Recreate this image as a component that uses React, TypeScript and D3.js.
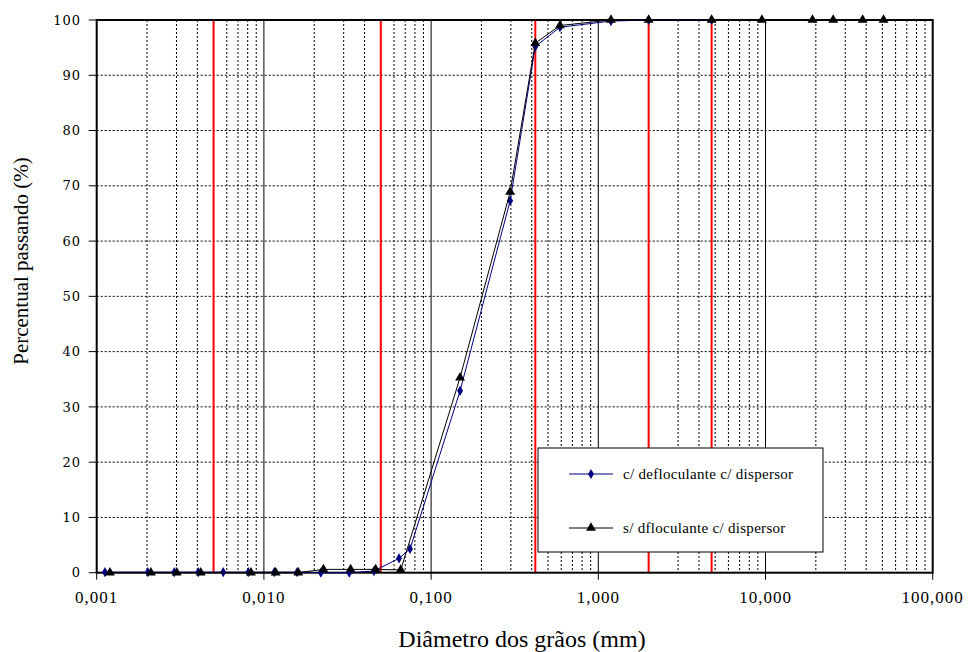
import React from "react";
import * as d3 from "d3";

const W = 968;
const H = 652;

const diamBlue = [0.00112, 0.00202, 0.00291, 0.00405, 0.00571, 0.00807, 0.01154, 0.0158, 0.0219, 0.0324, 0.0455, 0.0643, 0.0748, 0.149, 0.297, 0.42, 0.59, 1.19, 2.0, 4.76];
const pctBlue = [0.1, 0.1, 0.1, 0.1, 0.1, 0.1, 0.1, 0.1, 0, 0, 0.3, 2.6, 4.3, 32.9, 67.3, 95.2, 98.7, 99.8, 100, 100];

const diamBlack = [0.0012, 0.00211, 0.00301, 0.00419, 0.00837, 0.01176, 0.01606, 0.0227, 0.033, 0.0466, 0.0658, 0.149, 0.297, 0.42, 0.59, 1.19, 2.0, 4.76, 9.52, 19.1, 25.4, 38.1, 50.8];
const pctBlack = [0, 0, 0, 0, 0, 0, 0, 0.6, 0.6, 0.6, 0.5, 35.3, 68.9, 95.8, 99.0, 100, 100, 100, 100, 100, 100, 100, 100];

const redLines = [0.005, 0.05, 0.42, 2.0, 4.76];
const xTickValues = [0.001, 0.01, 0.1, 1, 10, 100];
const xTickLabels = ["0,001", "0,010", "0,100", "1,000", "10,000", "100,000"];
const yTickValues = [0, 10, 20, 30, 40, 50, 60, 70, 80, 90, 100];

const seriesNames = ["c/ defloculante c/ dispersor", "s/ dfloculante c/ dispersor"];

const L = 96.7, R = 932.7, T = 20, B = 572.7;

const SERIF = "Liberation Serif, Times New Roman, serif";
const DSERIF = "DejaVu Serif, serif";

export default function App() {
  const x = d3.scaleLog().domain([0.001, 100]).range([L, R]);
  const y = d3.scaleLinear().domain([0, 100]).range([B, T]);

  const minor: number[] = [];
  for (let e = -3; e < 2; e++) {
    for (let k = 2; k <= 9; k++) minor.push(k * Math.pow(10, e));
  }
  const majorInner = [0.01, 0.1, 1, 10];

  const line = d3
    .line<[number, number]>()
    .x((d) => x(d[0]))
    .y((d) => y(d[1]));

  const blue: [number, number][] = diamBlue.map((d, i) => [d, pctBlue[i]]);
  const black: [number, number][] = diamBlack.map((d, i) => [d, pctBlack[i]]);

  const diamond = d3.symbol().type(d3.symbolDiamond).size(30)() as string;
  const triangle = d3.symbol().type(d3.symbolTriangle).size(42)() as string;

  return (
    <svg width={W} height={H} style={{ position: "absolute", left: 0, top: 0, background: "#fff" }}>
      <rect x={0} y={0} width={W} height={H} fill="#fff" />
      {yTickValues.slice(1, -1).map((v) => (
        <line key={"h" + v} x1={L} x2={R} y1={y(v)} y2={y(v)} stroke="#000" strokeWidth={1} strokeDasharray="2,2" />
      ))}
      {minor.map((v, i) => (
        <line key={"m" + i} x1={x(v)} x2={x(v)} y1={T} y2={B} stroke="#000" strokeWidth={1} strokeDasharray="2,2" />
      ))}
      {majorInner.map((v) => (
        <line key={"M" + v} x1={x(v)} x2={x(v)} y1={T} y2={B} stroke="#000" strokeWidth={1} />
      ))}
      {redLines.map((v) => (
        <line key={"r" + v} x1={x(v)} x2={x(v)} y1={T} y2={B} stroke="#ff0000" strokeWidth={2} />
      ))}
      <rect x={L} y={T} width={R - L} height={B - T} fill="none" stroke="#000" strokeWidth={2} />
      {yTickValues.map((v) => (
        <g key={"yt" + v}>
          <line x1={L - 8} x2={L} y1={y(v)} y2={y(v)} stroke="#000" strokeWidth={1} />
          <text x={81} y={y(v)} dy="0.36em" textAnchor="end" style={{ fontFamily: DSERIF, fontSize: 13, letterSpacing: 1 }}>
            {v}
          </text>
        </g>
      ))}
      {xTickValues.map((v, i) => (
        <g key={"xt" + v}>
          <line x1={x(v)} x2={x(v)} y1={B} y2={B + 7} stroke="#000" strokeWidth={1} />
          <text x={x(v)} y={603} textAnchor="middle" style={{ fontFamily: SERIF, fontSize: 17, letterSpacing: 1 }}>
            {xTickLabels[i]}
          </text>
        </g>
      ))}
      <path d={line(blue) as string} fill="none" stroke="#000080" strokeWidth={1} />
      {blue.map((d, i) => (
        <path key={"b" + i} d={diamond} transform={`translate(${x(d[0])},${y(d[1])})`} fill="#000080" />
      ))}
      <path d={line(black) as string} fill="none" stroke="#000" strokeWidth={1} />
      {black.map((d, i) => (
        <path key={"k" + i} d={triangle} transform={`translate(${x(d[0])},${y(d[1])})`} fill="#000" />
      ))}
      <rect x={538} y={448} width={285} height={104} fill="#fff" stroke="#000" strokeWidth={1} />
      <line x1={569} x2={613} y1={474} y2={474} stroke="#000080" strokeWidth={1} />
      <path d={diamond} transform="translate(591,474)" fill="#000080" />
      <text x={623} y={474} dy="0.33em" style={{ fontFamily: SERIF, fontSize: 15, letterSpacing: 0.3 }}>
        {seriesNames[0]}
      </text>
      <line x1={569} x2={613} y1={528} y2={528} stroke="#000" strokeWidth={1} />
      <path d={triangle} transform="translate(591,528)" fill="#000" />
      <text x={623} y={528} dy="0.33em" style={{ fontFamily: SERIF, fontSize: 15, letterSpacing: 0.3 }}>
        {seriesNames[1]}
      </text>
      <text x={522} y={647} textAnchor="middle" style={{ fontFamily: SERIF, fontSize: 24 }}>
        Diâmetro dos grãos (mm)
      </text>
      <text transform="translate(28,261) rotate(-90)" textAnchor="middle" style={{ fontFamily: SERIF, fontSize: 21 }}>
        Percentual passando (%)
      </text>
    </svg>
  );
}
* * * * * * * * *
## WRITTEN TASK
Copy every line in the listing above where the string "React" turns up.

## RIGHT ANSWER
Recreate this image as a component that uses React, TypeScript and D3.js.
import React from "react";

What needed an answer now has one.